Theo Valich from Bright Side of News has published an overview of some of the rumors that are circulating the web about NVIDIA's next-generation GT300 GPU. It appears we can expect some big architecture changes in this DirectX 11 compatible chip, it's believed the GT300 will have MIMD (Multiple-Instruction, Multiple Data) units rather than SIMD (Single Instruction, Multiple Data) and a more granular scratch cache that enables larger interactivity between the cores inside the cluster.
These changes should result in major improvements in both single and double-precision performance for GPGPU computing applications. Valich guesstimates a single precision computing power of up to 3 teraFLOPS and claims the double precision performance of the GT300 GPU could be between 6-15x as much as the GT200. This would put the GT300's double precision performance between 468 gigaFLOPS and 1.17 teraFLOPS!

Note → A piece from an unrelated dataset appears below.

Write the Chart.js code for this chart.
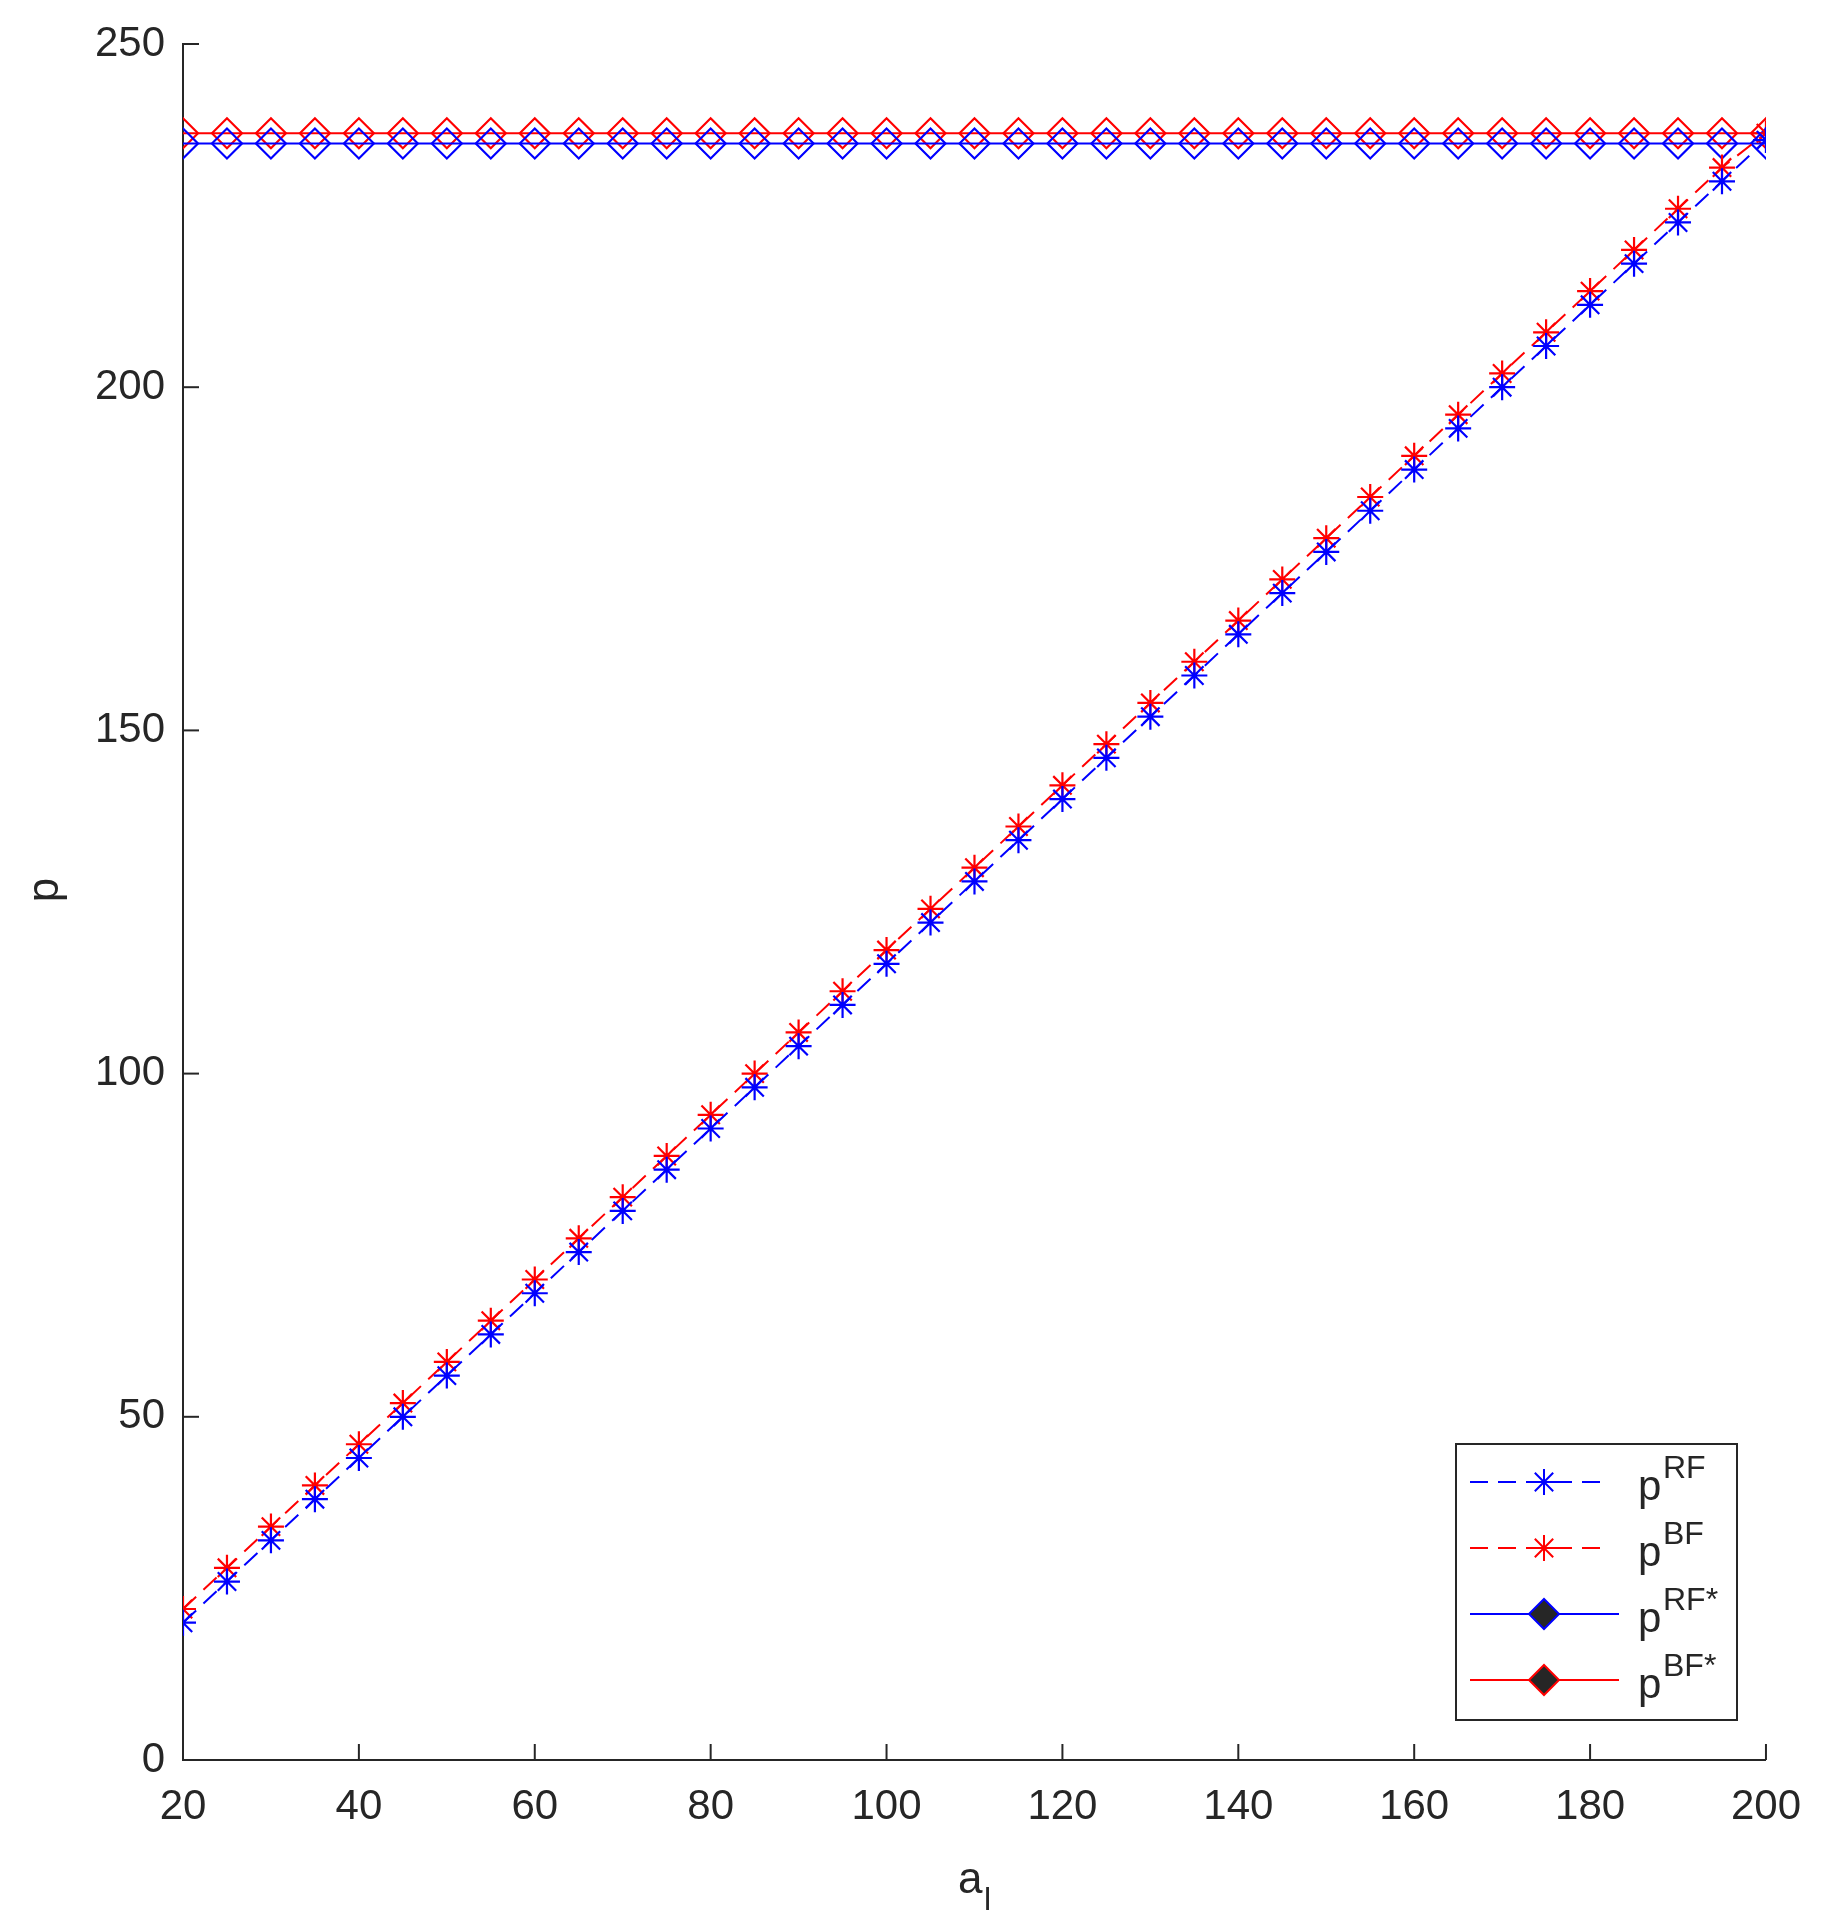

The flagship GT300 is expected to have 16 groups with 32 cores, resulting in a total of 512 cores. A launch date of the GT300 (GeForce GTX 380?) is unknown, but it should be within a half year or so.
GT300 architecture groups processing cores in sets of 32 - up from 24 in GT200 architecture. But the difference between the two is that GT300 parts ways with the SIMD architecture that dominate the GPU architecture of today. GT300 Cores rely on MIMD-similar functions [Multiple-Instruction Multiple Data] - all the units work in MPMD mode, executing simple and complex shader and computing operations on-the-go. We're not exactly sure should we continue to use the word "shader processor" or "shader core" as these units are now almost on equal terms as FPUs inside latest AMD and Intel CPUs.
GT300 itself packs 16 groups with 32 cores - yes, we're talking about 512 cores for the high-end part. This number itself raises the computing power of GT300 by more than 2x when compared to the GT200 core. Before the chip tapes-out, there is no way anybody can predict working clocks, but if the clocks remain the same as on GT200, we would have over double the amount of computing power.
If for instance, nVidia gets a 2 GHz clock for the 512 MIMD cores, we are talking about no less than 3TFLOPS with Single-Precision. Dual precision is highly-dependant on how efficient the MIMD-like units will be, but you can count on 6-15x improvement over GT200.